Possible reason for these 2 scenarios is that data being highly imbalanced, downsampling has been applied to training data (which goes to validation data also), but not in the test data which makes validation score and test score very different.
Which one should be chosen? Why in the 2nd case, validation score is very high (which points to good model) but test score is still low ? The cross validations score will make chose the 2nd model, but is it doing overfitting? Which one is better representative for predictions ?
Better validation is always what you care about. Unless you’re validation set isn’t set up properly, of course!
But in your case, validation results and test results aren’t aligned. That means your validation set isn’t a good indicator of your test set. So you need to try to create a better validation set.
In your case, it sounds like you’re using a random subset, or cross validation, for your validation. This probably isn’t what you want, if there’s any time dependence in your data (e.g. groceries, bulldozers).
Cross-validation is, in practice, not often useful, since most of the time a random sample doesn’t make for a good validation set.
Reason for random subset rather than sequential = rows of data are not in any sequence (like time in grocery). Although I will try taking a sequential sample also and will see how it changes.
The target variable is binary and there is a difference in distribution of target variable in validation data and test data. This is because of downsampling being done before making a model. But same downsampling can not be done on test data as it is hold out set and is taken out for final predictions.
So, is downsampling not right approach in this case? (Because it made validation set to be not a good representative of test set).
Ah OK! That means you need to ‘undo’ the downsampling when you calculate validation set predictions. E.g. if you’ve got 5x less of some class, you’ll underestimate the probability of that class, so you’ll need to multiply your probabilities from the model.
So I hope you don’t mind, I am going to jump in here with a related question.
Looking at your questions, Im realizing that I often have a hard time recognizing when I am overfitting. I understand the theoretical idea, but I guess I get lost in identifying it practically.
Looking back to when this was first identified (image below) and the example Prince gave above, could someone explain what is causing us to identify this as overfitting?
In the above snapshot, the 3rd score coming out from ‘print_score’ is m.score(x_train, y_train) , means how well our model predicts for training data.
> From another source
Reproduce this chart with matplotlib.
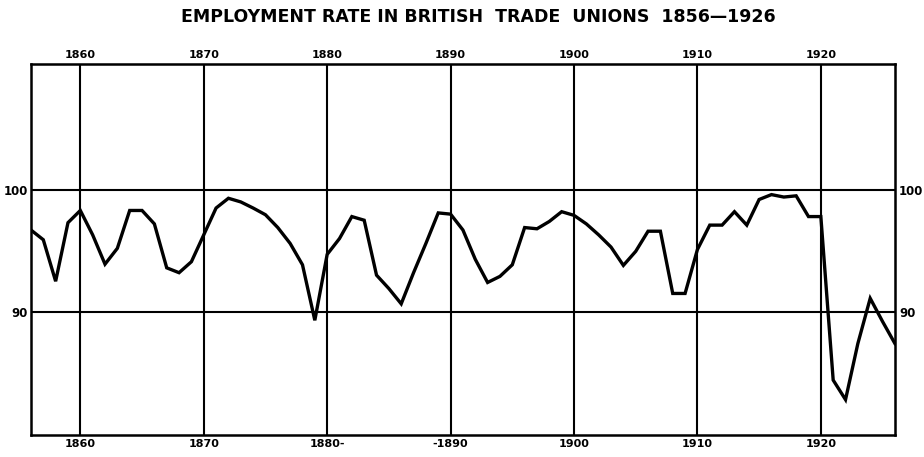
import matplotlib.pyplot as plt

# employment rate (%), one value per year
years = list(range(1856, 1927))
rate = [
    96.7, 95.9, 92.5, 97.3, 98.3, 96.3, 93.9, 95.2, 98.3, 98.3,   # 1856-1865
    97.2, 93.6, 93.2, 94.1, 96.3, 98.5, 99.3, 99.0, 98.5, 97.95,  # 1866-1875
    96.9, 95.6, 93.85, 89.3, 94.7, 96.0, 97.8, 97.5, 93.0, 91.9,  # 1876-1885
    90.65, 93.2, 95.6, 98.1, 98.0, 96.7, 94.3, 92.4, 92.9, 93.85, # 1886-1895
    96.9, 96.8, 97.4, 98.2, 97.9, 97.2, 96.3, 95.3, 93.8, 94.95,  # 1896-1905
    96.6, 96.6, 91.5, 91.5, 95.1, 97.1, 97.1, 98.2, 97.1, 99.2,   # 1906-1915
    99.6, 99.4, 99.5, 97.8, 97.8, 84.4, 82.8, 87.4, 91.1, 89.2,   # 1916-1925
    87.4,                                                          # 1926
]
decade_ticks = [1860, 1870, 1880, 1890, 1900, 1910, 1920]
bottom_labels = ["1860", "1870", "1880-", "-1890", "1900", "1910", "1920"]
top_labels = ["1860", "1870", "1880", "1890", "1900", "1910", "1920"]
rate_ticks = [90, 100]
rate_labels = ["90", "100"]

plt.rcParams['font.family'] = ['DejaVu Sans']

fig = plt.figure(figsize=(9.24, 4.57), dpi=100)
ax = fig.add_axes([0.0335, 0.0481, 0.935, 0.8118])

ax.plot(years, rate, color='black', linewidth=2.4, solid_joinstyle='miter', zorder=3)

ax.set_xlim(1856, 1926)
ax.set_ylim(79.9, 110.3)

for yr in decade_ticks:
    ax.axvline(yr, color='black', linewidth=1.5, zorder=1)
for r in rate_ticks:
    ax.axhline(r, color='black', linewidth=1.5, zorder=1)

for s in ax.spines.values():
    s.set_linewidth(1.8)

ax.set_xticks(decade_ticks)
ax.set_xticklabels(bottom_labels, fontsize=8, fontweight='bold')
ax.set_yticks(rate_ticks)
ax.set_yticklabels(rate_labels, fontsize=8.5, fontweight='bold')
ax.tick_params(axis='both', length=0, pad=3)
ax.tick_params(axis='y', pad=2)

top = ax.secondary_xaxis('top')
top.set_xticks(decade_ticks)
top.set_xticklabels(top_labels, fontsize=8, fontweight='bold')
top.tick_params(length=0, pad=3)

right = ax.secondary_yaxis('right')
right.set_yticks(rate_ticks)
right.set_yticklabels(rate_labels, fontsize=8.5, fontweight='bold')
right.tick_params(length=0, pad=3)

fig.text(0.518, 0.963, "EMPLOYMENT RATE IN BRITISH  TRADE  UNIONS  1856\u20141926",
         ha='center', va='center', fontsize=12.5, fontweight='bold')

fig.savefig('out.png', dpi=100, facecolor='white')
And the 4th score is m.score(x_valid, y_valid), i.e. same model being used to predict target on hold out validation data.
By looking at 3rd and 4th scores, we can see that our model predicts great for the data that it has seen for modeling (98.28% accuracy), but this accuracy (whatever score we choose) is reduced to 88.76% for the hold out data that it had not seen during model fitting.
This leads us to conclusion that our model might just be over fitting to the training data.
That is why it is written that although high-80’s score for validation data is not that bad, but model attained high 90’s for training set. So there might be scope of improvement.
OK. I will try, but correct me if you think I am wrong.
So one thing to notice in above case was that we had a ‘training set’ and a ‘validation set’. So we had done train-test split. Now, the bad score of validation as compared to training set could be because of 2 possible cases (as discussed in the snapshot)
We were overfitting because we might have used bad tuning parameters/ more features OR
Maybe the validation set is not correct representative of training set. (sampling not done right)
So, what if our total dataset size (rows) is not so big that we could split into train-validation split. Then we might not have validation set to check everytime whether we are overfitting or not.
Now, what OOB does in such case is, for every TREE that was there in FOREST, it calculates ‘score’ based on the data that model (tree model) had not seen. (indirectly making a validation set in itself). We know that if ‘bootstraping’ is TRUE, then each tree gets n observations WITH replacement. So there is no guarantee that tree will have all distinct rows to model. There are generally left out observations on which OOB score is calculated.
This can give us a good idea how good the model (from each TREE) is able to predict on observations that it doesn’t see.
That means you need to ‘undo’ the downsampling when you calculate validation set predictions. E.g. if you’ve got 5x less of some class, you’ll underestimate the probability of that class, so you’ll need to multiply your probabilities from the model.
Can you please expand on this? I tried under sampling as well but did not think about the consequences on the test set.
The idea is - since you changed the probabilities using under-sampling, you have to adjust the predictions to compensate for that. But if your scoring criteria is GINI or ROC-AUC, it won’t matter, you can skip this step. The reason is that these metrics are based on sequence (ranks) of predictions rather than actual prediction values.
So my understanding is that for under sampling you are throwing away information. Is there any detriment to over sampling? Also, anyone have experience with SMOTE or some similar method whereby new minority class data points are generated?